The duty comprises the following requirements:

(3)

The first requirement is a requirement, where a provision, criterion or practice of A’s puts a disabled person at a substantial disadvantage in relation to a relevant matter in comparison with persons who are not disabled, to take such steps as it is reasonable to have to take to avoid the disadvantage.”

17.

In analysing such a claim of failure to make reasonable adjustments an Employment Tribunal must identify a provision criterion or practice of the respondents. That PCP must place a disabled person at a substantial disadvantage in comparison to persons who are not disabled. In such circumstances the respondent must take such steps as it is reasonable to have to take to avoid that disadvantage.

18.

The duty to make reasonable adjustments is that of the respondent.
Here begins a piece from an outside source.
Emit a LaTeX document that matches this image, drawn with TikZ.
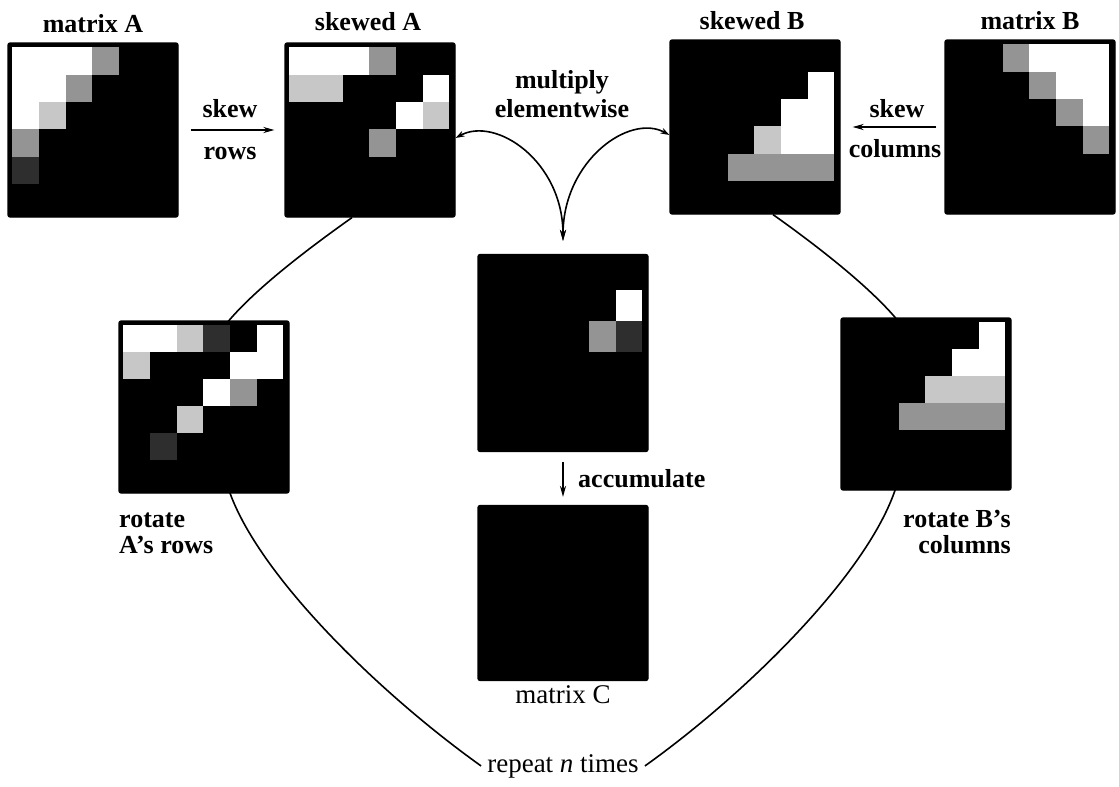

It is clear from the submissions of the parties that the decision of the Employment Tribunal was made on a misunderstanding of what were uncontested facts. The position was made more difficult for the Tribunal because the case was badly prepared, there being shortcomings in the claimant’s witness statement in regard to the issue of disability and the respondent not having provided a witness statement.

19.

It is clear from the decision of the Employment Tribunal that it concluded that the respondent was aware of the adjustment being made by the claimant and, at the very least, consented to it, which it considered was sufficient to constitute the making of a reasonable adjustment. That incorrect understanding of facts that were not in dispute, namely, that the respondent did not know of the adjustment and did not agree to it, necessarily means that the appeal must be permitted. However, as there appears to have been a fundamental misunderstanding as to what had occurred and as to the knowledge of the respondent as to any problems faced by the claimant once he started wearing a mask, the matter shall be remitted to the Employment Tribunal to re-determine the reasonable adjustments claim including determining again what, if any, relevant provision criterion or practice was in fact applied, any disadvantage suffered by the claimant and any failure on the part of the respondent to make an adjustment that was reasonable.

20.

The matter can be remitted to the same Employment Tribunal. Many of its findings of fact have been upheld. The Employment Tribunal can be trusted to comply with the requirement to revisit these matters. It will be a matter for the Employment Tribunal to decide whether any case management should be undertaken to ensure that the matter is fully prepared to be re-determined on remission.